The Pittsburgh trade is really anchored by the acquired draft pick. The Marlins pick up the 33rd pick in the 2013 MLB Draft, and that selection is nothing to sneeze at. It is similar in value to the "sandwich" picks acquired for free agent compensation, and it does allow give the Marlins a bonus selection to help replenish their tattered farm system. Such picks held an average surplus value of $2.6 million in 2009 according to this 2009 Beyond the Box Score article. It is not much, but that draft pick makes up a decent chunk of what Sanchez was likely worth going forward. For the Marlins, they were in a position to take anything of value, so the Pirates rightfully snatched up a potential bounce back piece for very little in return.
The Fish probably came out with a fair return for Sanchez, and they did a good job in getting something of potential future value for a reliever in Mujica who held no value to the team anyway.

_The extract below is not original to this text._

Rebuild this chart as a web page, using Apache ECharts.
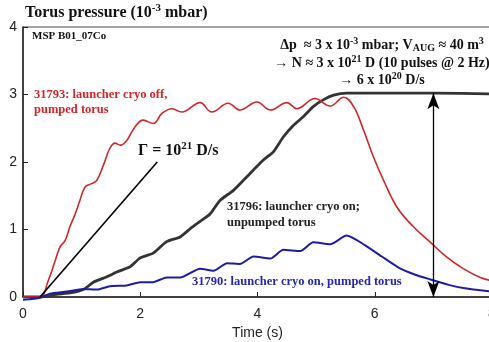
<!DOCTYPE html>
<html>
<head>
<meta charset="utf-8">
<script src="https://cdn.jsdelivr.net/npm/echarts@6/dist/echarts.min.js"></script>
<style>
  html, body { margin: 0; padding: 0; background: #fff; }
  #chart { width: 489px; height: 342px; }
</style>
</head>
<body>
<div id="chart"></div>
<script>
// 31793: launcher cryo off, pumped torus (red)
const redTime = [0, 0.29, 0.43, 0.55, 0.63, 0.72, 0.80, 0.89, 0.97, 1.06, 1.17, 1.26, 1.37, 1.48, 1.57, 1.66, 1.77, 1.91, 2.05, 2.22, 2.37, 2.54, 2.71, 3.02, 3.22, 3.50, 3.70, 3.99, 4.22, 4.50, 4.67, 4.98, 5.24, 5.47, 5.64, 5.81, 5.98, 6.15, 6.38, 6.66, 6.95, 7.23, 7.51, 7.80, 8.0];
const redVal  = [0, 0, 0.24, 0.54, 0.74, 0.84, 1.04, 1.23, 1.43, 1.63, 1.68, 1.73, 1.95, 2.20, 2.28, 2.25, 2.32, 2.52, 2.62, 2.57, 2.72, 2.79, 2.74, 2.88, 2.74, 2.87, 2.77, 2.89, 2.77, 2.88, 2.79, 2.94, 2.83, 2.96, 2.82, 2.47, 2.07, 1.73, 1.33, 1.04, 0.81, 0.59, 0.42, 0.29, 0.24];

// 31796: launcher cryo on, unpumped torus (black)
const blackTime = [0, 0.29, 0.57, 0.80, 1.05, 1.20, 1.43, 1.60, 1.83, 2.00, 2.22, 2.45, 2.68, 2.85, 3.02, 3.19, 3.36, 3.59, 3.76, 3.93, 4.10, 4.27, 4.44, 4.61, 4.78, 4.95, 5.12, 5.30, 5.52, 6.0, 7.0, 8.0];
const blackVal  = [0, 0, 0.04, 0.06, 0.12, 0.22, 0.30, 0.37, 0.45, 0.58, 0.65, 0.82, 0.89, 1.01, 1.12, 1.23, 1.43, 1.58, 1.73, 1.88, 2.03, 2.15, 2.37, 2.54, 2.67, 2.82, 2.92, 2.99, 3.02, 3.02, 3.02, 3.01];

// 31790: launcher cryo on, pumped torus (blue)
const blueTime = [0, 0.29, 0.46, 0.75, 1.03, 1.26, 1.48, 1.77, 2.00, 2.22, 2.45, 2.68, 3.02, 3.25, 3.48, 3.70, 3.93, 4.22, 4.44, 4.73, 4.95, 5.24, 5.52, 5.83, 6.12, 6.40, 6.69, 6.95, 7.26, 7.54, 8.0];
const blueVal  = [-0.04, -0.01, 0.05, 0.08, 0.12, 0.11, 0.16, 0.17, 0.22, 0.22, 0.29, 0.29, 0.42, 0.39, 0.50, 0.49, 0.60, 0.57, 0.70, 0.68, 0.81, 0.78, 0.91, 0.77, 0.60, 0.44, 0.33, 0.26, 0.18, 0.13, 0.08];

// reference rate line, Γ = 10^21 D/s
const gammaTime = [0.29, 2.29];
const gammaVal  = [0, 2.0];

// double arrow Δp
const arrowTime = 7.0;
const arrowVal  = [0, 3.02];

const xTicks = [0, 2, 4, 6, 8];
const yTicks = [0, 1, 2, 3, 4];

const SERIF = '"Liberation Serif", "Times New Roman", serif';
const SANS = '"Liberation Sans", Arial, Helvetica, sans-serif';

function pairs(t, v) {
    return t.map((x, i) => [x, v[i]]);
}

function richFor(size, color) {
    const small = Math.round(size * 0.68);
    return {
        sup: { fontSize: small, fontFamily: SERIF, fontWeight: 'bold', fill: color, padding: [0, 0, Math.round(size * 0.6), 0] },
        sub: { fontSize: small, fontFamily: SERIF, fontWeight: 'bold', fill: color, padding: [Math.round(size * 0.45), 0, 0, 0] }
    };
}

function label(text, x, y, size, color, align) {
    return {
        type: 'text',
        x: x,
        y: y,
        z: 100,
        style: {
            text: text,
            fontSize: size,
            fontFamily: SERIF,
            fontWeight: 'bold',
            fill: color,
            align: align || 'left',
            verticalAlign: 'middle',
            rich: richFor(size, color)
        }
    };
}

const chart = echarts.init(document.getElementById('chart'));

const option = {
    animation: false,
    backgroundColor: '#fff',
    grid: {
        left: 23,
        right: -3,
        top: 27,
        bottom: 45,
        outerBoundsMode: 'none',
        containLabel: false,
        show: true,
        borderColor: '#444',
        borderWidth: 1
    },
    xAxis: {
        type: 'value',
        min: 0,
        max: 8,
        interval: 2,
        name: 'Time (s)',
        nameLocation: 'middle',
        nameGap: 26,
        nameTextStyle: { fontFamily: SANS, fontSize: 14, color: '#222' },
        axisLine: { show: true, lineStyle: { color: '#222', width: 1.5 } },
        axisTick: { show: true, inside: true, length: 5, lineStyle: { color: '#222' } },
        axisLabel: {
            margin: 10,
            fontFamily: SANS,
            fontSize: 14,
            color: '#222',
            formatter: v => xTicks.includes(v) ? String(v) : ''
        },
        splitLine: { show: false }
    },
    yAxis: {
        type: 'value',
        min: 0,
        max: 4,
        interval: 1,
        axisLine: { show: true, lineStyle: { color: '#222', width: 1.5 } },
        axisTick: { show: true, inside: true, length: 5, lineStyle: { color: '#222' } },
        axisLabel: {
            margin: 6,
            fontFamily: SANS,
            fontSize: 14,
            color: '#222',
            formatter: v => yTicks.includes(v) ? String(v) : ''
        },
        splitLine: { show: false }
    },
    series: [
        {
            name: '31796',
            type: 'line',
            data: pairs(blackTime, blackVal),
            symbol: 'none',
            smooth: 0.2,
            lineStyle: { color: '#333', width: 2.8 },
            markLine: {
                silent: true,
                symbol: ['arrow', 'arrow'],
                symbolSize: [9, 16],
                label: { show: false },
                lineStyle: { color: '#000', width: 1.3, type: 'solid' },
                data: [[{ coord: [arrowTime, arrowVal[0]] }, { coord: [arrowTime, arrowVal[1]] }]]
            }
        },
        {
            name: '31793',
            type: 'line',
            data: pairs(redTime, redVal),
            symbol: 'none',
            smooth: 0.4,
            lineStyle: { color: '#d3262a', width: 1.6 }
        },
        {
            name: '31790',
            type: 'line',
            data: pairs(blueTime, blueVal),
            symbol: 'none',
            smooth: 0.2,
            clip: false,
            lineStyle: { color: '#1c1ca6', width: 2 }
        },
        {
            name: 'gamma',
            type: 'line',
            data: pairs(gammaTime, gammaVal),
            symbol: 'none',
            lineStyle: { color: '#000', width: 1.6 }
        }
    ],
    graphic: [
        label('Torus pressure (10{sup|-3} mbar)', 25, 13, 16, '#111'),
        label('MSP B01_07Co', 32, 36, 11, '#111'),
        label('31793: launcher cryo off,', 34, 95, 12.5, '#d3262a'),
        label('pumped torus', 34, 110, 12.5, '#d3262a'),
        label('Γ = 10{sup|21} D/s', 138, 151, 16, '#111'),
        label('31796: launcher cryo on;', 227, 207, 12.5, '#222'),
        label('unpumped torus', 227, 223, 12.5, '#222'),
        label('31790: launcher cryo on, pumped torus', 192, 282, 12.5, '#2525b0'),
        label('Δp  ≈ 3 x 10{sup|-3} mbar; V{sub|AUG} ≈ 40 m{sup|3}', 382, 45, 14, '#111', 'center'),
        label('→ N ≈ 3 x 10{sup|21} D (10 pulses @ 2 Hz)', 382, 63, 14, '#111', 'center'),
        label('→ 6 x 10{sup|20} D/s', 382, 80, 14, '#111', 'center')
    ]
};

chart.setOption(option);

window.addEventListener('resize', function () {
    chart.resize();
});
</script>
</body>
</html>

Really, the club's two moves could easily be extremely inconsequential, as we could see no return for Cox or the draft pick we received. But for the Marlins, the victory here is for making some potential out of nothing and having a proper mindset amid a disappointing season in which the team was forced to turn "seller." If you are going to sell, at least do it right, and the Marlins did just that by ridding themselves of a reliever of no interest and a downfallen player not in their future plans. From that nothing, they built lottery tickets and some much need third base depth, at least.